Жестяные игрушки | страница 54
Я прохожу мимо него и направляюсь к своему фургону. Он толкает меня под локоть сзади, и банка свеклы вылетает у меня из рук и, обрызгав алым соком мне футболку, описывает в воздухе дугу и приземляется в кювет. Ломтики свеклы разлетаются во все стороны, как потроха попавшего под машину.

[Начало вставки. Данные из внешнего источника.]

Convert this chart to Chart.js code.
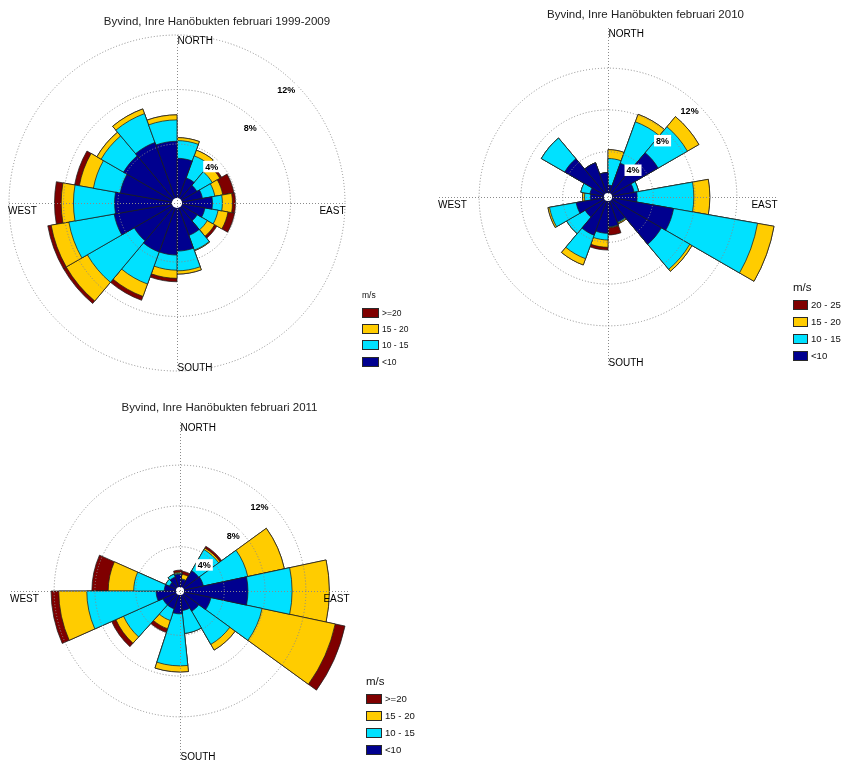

Я поворачиваюсь к нему лицом, но они уже стоят бок о бок — этакая шеренга из шести татуировок на шести накачанных бицепсах. Три бороды с гнилыми огрызками зубов в них ухмыляются мне. Ждут меня. И страх сжимает мне судорогой живот, и ползет вниз, и оборачивается почти болезненной слабостью в ногах. Я снова поворачиваюсь к фургону, и иду к нему, и походка моя нетверда от страха. Мне приходится собрать в кулак всю свою волю, чтобы продолжать шагать как ни в чем не бывало; шаг левой, шаг правой, шаг левой, шаг правой… Я стараюсь, чтобы походка моя казалась ровной и невозмутимой, стараюсь подавить возможные слабость и дрожь, которые выдадут всем, что я — не из тех твердокаменных уличных бойцов, которые выпрямляются на экране во весь свой двенадцатифутовый голливудский рост и, не вынимая сигареты из зубов, небрежно цедят: «Это вы мне?»
Я не смельчак. Я уже ходил этой походкой в этом городе и раньше. Она так тяжела, эта походка. Ты — младенец, и земное тяготение все еще тянет тебя вниз под неожиданными углами. Ты пьян в стельку, но пытаешься убедить какого-то констебля в том, что трезв. Ты трусишь под артобстрелом. Ты — бессильный астматик, вдыхающий воздух крошечными глоточками, почти тайком. Тебя тошнит от страха, терзающего подобно раковой опухоли. От этой опухоли не поможет никакой морфий, только храбрость. Никакой морфий.
Шаг левой, шаг правой, шаг левой, шаг правой… я иду к своему фургону. Иду, пытаясь не показать им своей слабости.
— Иди-иди, — кричит мне вслед один из них. — Но об ананасе колечками и думать забудь.
— И о свекле, — кричит Двейн.
— Ты на чужой территории, мудила. Или ты чего-то не понял? — кричит третий.
Долг — вот главная причина их ненависти ко мне. В глубине сознания — там, где мысль существует на уровне завихрений интуиции, где ее невозможно поймать, и удержать, и оформить словами, они ощущают свой долг передо мной с каждым шагом, который они делают. Инстинктивно они понимают, что все, чем они обладают, является производным от того, чем не обладают черные. И осознание этого долга помогает им ненавидеть с такой легкостью. Мы все только и мечтаем о том, чтобы на наших кредиторов обрушилась Кара Господня. Они ненавидят черномазых по той же причине, по которой ненавидят банки.